Karen Hao trained as a mechanical engineer and then joined a Silicon Valley startup, thinking that technology was the best means to create social change. While surrounded by smart people who were also passionate about using technology for social change, she soon discovered there were no incentives or pathways to accomplish this. “When you're inside a technology company and you're thinking this is going to help change the world, you're often blind to unattended consequences of your work,” she says.
She decided to transition to a career in journalism where she could create social change by raising awareness about social impacts of technologies like AI, and how big tech companies engage in “ethics washing” to protect their profits. She is intrigued by the way that incentives shape the work that is done at a systemic level. She says every tech giant suffers from issues at the systemic level where there are people who deeply care about ethics within the organization, but it doesn't mean the company is willing to change the way their profitable technologies work. And employees are disincentivized to do this work because they could be fired.
A high-profile example was the ethical AI team at Google was doing great work critiquing some of Google’s practices and tried to get the paper published. Google refused to let them publish it, censored their research and then fired both of the team leads. It later came out that this was just one instance of academic censorship, but Google had told many other researchers to strike a positive tone when talking about technology being developed by Google.
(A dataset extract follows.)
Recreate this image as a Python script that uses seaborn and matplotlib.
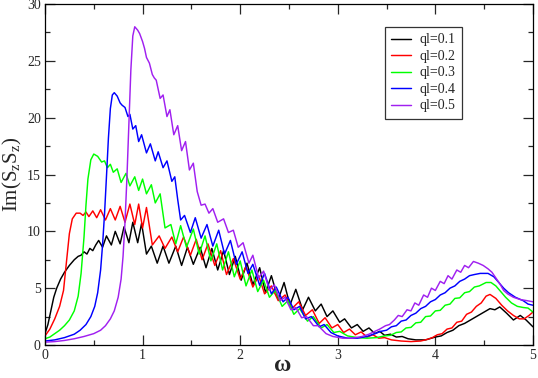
import pandas as pd
import seaborn as sns
import matplotlib
matplotlib.use("Agg")
import matplotlib.pyplot as plt
from matplotlib.ticker import MultipleLocator

# values (omega, Im(SzSz)), peaks and troughs of the ripples
ql_labels = ["ql=0.1", "ql=0.2", "ql=0.3", "ql=0.4", "ql=0.5"]
colors = ["#000000", "#ff0000", "#00ff00", "#0000ff", "#a020f0"]

ql01 = [(0, 1.0), (0.03, 1.8), (0.06, 3.0), (0.09, 4.2), (0.12, 5.0), (0.16, 5.8), (0.2, 6.4),
        (0.25, 7.0), (0.3, 7.5), (0.34, 7.8), (0.37, 7.9), (0.4, 8.2), (0.43, 8.0), (0.46, 8.5),
        (0.49, 8.3), (0.52, 8.8), (0.55, 9.2), (0.59, 8.6), (0.63, 9.6), (0.68, 8.8), (0.72, 10.0),
        (0.77, 8.9), (0.81, 10.4), (0.86, 9.0), (0.9, 10.8), (0.95, 9.0), (0.99, 10.7), (1.04, 8.0),
        (1.09, 8.7), (1.15, 7.2), (1.21, 8.7), (1.27, 7.2), (1.34, 8.7), (1.40, 7.0), (1.46, 8.6),
        (1.52, 7.1), (1.59, 8.6), (1.65, 6.8), (1.71, 8.5), (1.77, 6.6), (1.83, 8.3), (1.89, 6.2),
        (1.95, 7.8), (2.01, 5.7), (2.07, 7.2), (2.13, 5.3), (2.20, 6.8), (2.26, 4.6), (2.32, 6.1),
        (2.39, 4.0), (2.45, 5.5), (2.51, 3.5), (2.57, 4.9), (2.64, 3.1), (2.70, 4.2), (2.77, 3.0),
        (2.83, 3.6), (2.89, 2.5), (2.95, 3.0), (3.02, 2.0), (3.07, 2.3), (3.14, 1.5), (3.20, 1.8),
        (3.26, 1.2), (3.32, 1.5), (3.38, 1.0), (3.43, 1.2), (3.48, 0.85), (3.54, 0.95), (3.6, 0.7),
        (3.66, 0.75), (3.72, 0.55), (3.8, 0.45), (3.9, 0.45), (4.0, 0.7), (4.06, 0.8), (4.12, 1.1),
        (4.18, 1.3), (4.24, 1.7), (4.3, 1.9), (4.36, 2.2), (4.42, 2.5), (4.48, 2.8), (4.56, 3.2),
        (4.61, 3.1), (4.66, 3.35), (4.73, 2.8), (4.8, 2.2), (4.87, 2.6), (4.93, 2.2), (5.0, 1.6)]

ql02 = [(0, 0.8), (0.05, 1.4), (0.1, 2.3), (0.15, 3.4), (0.19, 4.8), (0.22, 7.3), (0.25, 9.8),
        (0.28, 11.1), (0.32, 11.6), (0.36, 11.6), (0.39, 11.4), (0.42, 11.7), (0.45, 11.3),
        (0.49, 11.8), (0.53, 11.2), (0.57, 11.9), (0.62, 11.0), (0.67, 12.0), (0.72, 11.0),
        (0.77, 12.2), (0.82, 10.8), (0.87, 12.4), (0.92, 10.6), (0.96, 12.4), (1.0, 10.3),
        (1.04, 12.1), (1.10, 8.8), (1.17, 9.6), (1.23, 8.5), (1.30, 9.5), (1.36, 8.2), (1.42, 9.5),
        (1.49, 7.9), (1.55, 9.3), (1.61, 7.5), (1.67, 8.9), (1.74, 7.0), (1.80, 8.3), (1.86, 6.2),
        (1.93, 7.6), (2.0, 5.8), (2.06, 6.9), (2.13, 5.1), (2.19, 6.1), (2.25, 4.5), (2.32, 5.2),
        (2.39, 3.9), (2.46, 4.4), (2.53, 3.2), (2.60, 3.8), (2.67, 2.6), (2.74, 3.1), (2.81, 1.9),
        (2.87, 2.4), (2.94, 1.5), (3.0, 1.8), (3.06, 1.1), (3.12, 1.4), (3.18, 0.9), (3.24, 1.15),
        (3.30, 0.7), (3.36, 0.9), (3.42, 0.6), (3.48, 0.65), (3.55, 0.45), (3.65, 0.35),
        (3.75, 0.3), (3.85, 0.35), (3.92, 0.5), (3.97, 0.65), (4.02, 0.9), (4.07, 1.0), (4.12, 1.4),
        (4.17, 1.5), (4.22, 2.0), (4.27, 2.1), (4.32, 2.7), (4.37, 2.9), (4.42, 3.4), (4.47, 3.7),
        (4.52, 4.3), (4.56, 4.45), (4.62, 4.1), (4.68, 3.5), (4.74, 3.0), (4.8, 2.6), (4.86, 2.3),
        (4.91, 2.3), (4.96, 2.6), (5.0, 2.9)]

ql03 = [(0, 0.55), (0.05, 0.7), (0.1, 1.0), (0.15, 1.3), (0.2, 1.7), (0.25, 2.2), (0.3, 3.0),
        (0.34, 4.3), (0.37, 6.3), (0.4, 9.5), (0.42, 12.3), (0.44, 14.6), (0.47, 16.3), (0.5, 16.8),
        (0.54, 16.6), (0.58, 16.1), (0.61, 16.2), (0.64, 15.6), (0.67, 15.9), (0.7, 15.2),
        (0.74, 15.5), (0.78, 14.3), (0.83, 15.1), (0.87, 14.0), (0.92, 14.8), (0.96, 13.6),
        (1.0, 14.6), (1.04, 13.3), (1.09, 14.1), (1.13, 12.5), (1.18, 13.3), (1.23, 10.3),
        (1.29, 10.6), (1.34, 8.9), (1.39, 10.5), (1.45, 8.6), (1.52, 10.2), (1.58, 8.0), (1.64, 9.6),
        (1.70, 7.4), (1.76, 8.9), (1.82, 6.6), (1.88, 8.2), (1.94, 6.0), (2.0, 7.4), (2.06, 5.2),
        (2.12, 6.6), (2.18, 4.7), (2.24, 5.7), (2.30, 4.2), (2.36, 4.8), (2.43, 3.4), (2.49, 3.9),
        (2.55, 2.7), (2.61, 3.2), (2.69, 2.1), (2.75, 2.5), (2.83, 1.5), (2.89, 1.8), (2.96, 1.1),
        (3.02, 1.2), (3.1, 0.8), (3.2, 0.65), (3.3, 0.6), (3.4, 0.65), (3.48, 0.8), (3.54, 0.85),
        (3.6, 1.1), (3.65, 1.15), (3.7, 1.5), (3.75, 1.55), (3.8, 1.95), (3.85, 2.0), (3.9, 2.5),
        (3.95, 2.55), (4.0, 3.0), (4.05, 3.05), (4.1, 3.5), (4.15, 3.6), (4.2, 4.1), (4.25, 4.15),
        (4.3, 4.6), (4.35, 4.7), (4.4, 5.1), (4.45, 5.2), (4.52, 5.5), (4.57, 5.5), (4.62, 5.2),
        (4.67, 4.7), (4.72, 4.2), (4.78, 3.7), (4.84, 3.4), (4.9, 3.3), (4.95, 3.25), (5.0, 2.9)]

ql04 = [(0, 0.35), (0.1, 0.45), (0.2, 0.65), (0.3, 0.95), (0.36, 1.3), (0.42, 1.8), (0.47, 2.5),
        (0.51, 3.4), (0.54, 4.6), (0.57, 6.6), (0.59, 8.8), (0.61, 11.5), (0.63, 14.8), (0.65, 18.2),
        (0.67, 20.8), (0.69, 22.0), (0.71, 22.2), (0.74, 21.9), (0.77, 21.3), (0.79, 21.1),
        (0.82, 20.9), (0.85, 20.1), (0.87, 20.3), (0.9, 19.0), (0.93, 19.3), (0.96, 17.9),
        (0.99, 18.5), (1.04, 16.9), (1.08, 17.7), (1.13, 16.2), (1.16, 17.0), (1.21, 15.6),
        (1.25, 16.2), (1.30, 14.4), (1.33, 14.8), (1.36, 12.8), (1.39, 11.0), (1.43, 11.4),
        (1.49, 9.9), (1.54, 11.2), (1.60, 9.4), (1.66, 10.6), (1.72, 8.7), (1.78, 10.1), (1.84, 8.0),
        (1.90, 9.2), (1.96, 7.1), (2.02, 8.2), (2.08, 6.3), (2.13, 7.1), (2.20, 5.25), (2.25, 6.3),
        (2.32, 4.5), (2.37, 5.1), (2.44, 3.8), (2.49, 4.2), (2.55, 3.1), (2.61, 3.4), (2.67, 2.3),
        (2.73, 2.5), (2.81, 1.6), (2.86, 1.8), (2.93, 1.1), (3.0, 0.8), (3.1, 0.6), (3.2, 0.6),
        (3.3, 0.75), (3.38, 1.0), (3.44, 1.2), (3.5, 1.3), (3.55, 1.6), (3.6, 1.7), (3.65, 2.1),
        (3.7, 2.2), (3.75, 2.6), (3.8, 2.8), (3.85, 3.2), (3.9, 3.4), (3.95, 3.8), (4.0, 4.0),
        (4.05, 4.4), (4.1, 4.6), (4.15, 5.0), (4.2, 5.2), (4.25, 5.6), (4.3, 5.8), (4.35, 6.1),
        (4.4, 6.2), (4.46, 6.3), (4.54, 6.3), (4.6, 6.0), (4.65, 5.5), (4.7, 5.0), (4.75, 4.6),
        (4.82, 4.2), (4.9, 3.9), (4.95, 3.6), (5.0, 3.5)]

ql05 = [(0, 0.25), (0.1, 0.3), (0.2, 0.4), (0.3, 0.55), (0.4, 0.75), (0.5, 1.0), (0.57, 1.3),
        (0.62, 1.7), (0.67, 2.3), (0.71, 3.0), (0.75, 4.2), (0.78, 5.8), (0.8, 7.8), (0.82, 10.8),
        (0.84, 14.8), (0.86, 19.5), (0.88, 24.2), (0.9, 27.2), (0.92, 28.0), (0.95, 27.7),
        (0.97, 27.4), (1.0, 26.7), (1.02, 26.1), (1.04, 25.3), (1.07, 24.8), (1.10, 23.8),
        (1.12, 23.5), (1.14, 23.3), (1.18, 21.7), (1.21, 22.0), (1.25, 20.1), (1.28, 20.7),
        (1.32, 18.5), (1.36, 19.3), (1.40, 17.1), (1.44, 17.9), (1.48, 15.4), (1.52, 16.0),
        (1.56, 13.5), (1.60, 12.3), (1.64, 12.4), (1.68, 11.6), (1.72, 12.0), (1.77, 10.8),
        (1.83, 11.1), (1.88, 9.9), (1.93, 10.1), (1.98, 8.6), (2.03, 9.0), (2.09, 7.2), (2.13, 7.9),
        (2.19, 5.9), (2.24, 6.5), (2.30, 4.8), (2.35, 5.3), (2.41, 3.9), (2.46, 4.2), (2.52, 3.1),
        (2.57, 3.3), (2.63, 2.4), (2.68, 2.5), (2.75, 1.7), (2.8, 1.7), (2.88, 1.0), (2.95, 0.75),
        (3.05, 0.6), (3.15, 0.6), (3.25, 0.75), (3.32, 0.95), (3.38, 1.2), (3.43, 1.4), (3.49, 1.7),
        (3.53, 1.8), (3.58, 2.2), (3.62, 2.6), (3.66, 2.5), (3.71, 3.1), (3.75, 3.0), (3.79, 3.7),
        (3.83, 3.5), (3.88, 4.4), (3.92, 4.2), (3.96, 5.0), (4.0, 4.8), (4.05, 5.6), (4.09, 5.4),
        (4.13, 6.1), (4.17, 5.8), (4.22, 6.6), (4.26, 6.4), (4.30, 7.0), (4.34, 6.8), (4.39, 7.35),
        (4.44, 7.2), (4.49, 7.0), (4.54, 6.7), (4.58, 6.4), (4.62, 5.9), (4.66, 5.4), (4.7, 4.8),
        (4.74, 4.5), (4.8, 4.2), (4.87, 4.0), (4.94, 3.9), (5.0, 3.8)]

series = [ql01, ql02, ql03, ql04, ql05]

rows = []
for lab, pts in zip(ql_labels, series):
    for w, s in pts:
        rows.append({"w": w, "S": s, "ql": lab})
df = pd.DataFrame(rows)

sns.set_style("ticks")
plt.rcParams["font.family"] = ["Liberation Serif", "DejaVu Serif"]
plt.rcParams["mathtext.fontset"] = "custom"
plt.rcParams["mathtext.rm"] = "Liberation Serif"
plt.rcParams["mathtext.it"] = "Liberation Serif:italic"

fig = plt.figure(figsize=(5.38, 3.78), dpi=100)
ax = fig.add_axes([0.0836, 0.0873, 0.907, 0.902])

sns.lineplot(data=df, x="w", y="S", hue="ql", hue_order=ql_labels, palette=colors,
             estimator=None, sort=False, legend=False, linewidth=1.05, ax=ax)

ax.set_xlim(0, 5)
ax.set_ylim(0, 30)
ax.xaxis.set_major_locator(MultipleLocator(1))
ax.xaxis.set_minor_locator(MultipleLocator(0.5))
ax.yaxis.set_major_locator(MultipleLocator(5))
ax.yaxis.set_minor_locator(MultipleLocator(2.5))
ax.tick_params(which="both", direction="in", top=True, right=True, labelsize=10, width=0.9)
ax.tick_params(which="major", length=7, pad=3)
ax.tick_params(which="minor", length=3.5)
for sp in ax.spines.values():
    sp.set_linewidth(0.9)
    sp.set_color("black")

ax.set_xlabel("ω", fontsize=17, fontweight="bold")
ax.xaxis.set_label_coords(0.488, -0.028)
ax.set_ylabel(r"Im(S$_\mathrm{z}$S$_\mathrm{z}$)", fontsize=15, labelpad=2)

leg = ax.legend(ax.lines[:5], ql_labels, loc="upper right", bbox_to_anchor=(0.855, 0.932),
                borderaxespad=0, fontsize=10, frameon=True, fancybox=False,
                handlelength=1.45, labelspacing=0.25, borderpad=0.45, handletextpad=0.65)
leg.get_frame().set_edgecolor("black")
leg.get_frame().set_linewidth(0.9)

fig.savefig("out.png", dpi=100)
For her article, How Facebook Got Addicted to Spreading Misinformation, she did a nine-month investigation into Facebook's responsible AI team that was supposed to be understanding and mitigating the unintended consequences of Facebook's algorithms. She found the team was focused on specific unintended consequences that are good for Facebook's growth like AI bias. It completely ignored the most important harms of Facebook's algorithms—misinformation, amplification, polarization, exacerbation, especially in the wake of the January 6 capital riots—because addressing them would undermine Facebook's growth. There have been times when Facebook was not only ignoring or negligent of the issues that its algorithms might be causing, but also purposely undermining some of the efforts to try and fix it because of this tension with the company's growth.
She was glad to see policymakers cite her article at a recent congressional hearing, and hopes Congress has the political will to regulate companies like Facebook. She says it’s also important for every new generation of Facebook employees to become educated about these issues so they will hold the company accountable. She thinks AI research has shifted a bit over the last five years to be more focused on taking responsibility for societal impacts and part of that evolution is being driven by people on the inside who raised awareness and advocated for change.
One of Karen’s inspirations to go into journalism was Rachel Carson's book Silent Spring that sparked a widespread environmental movement. She strives to write stories that activate that same level of change, transforming both the cultural discussions and policy around important issues.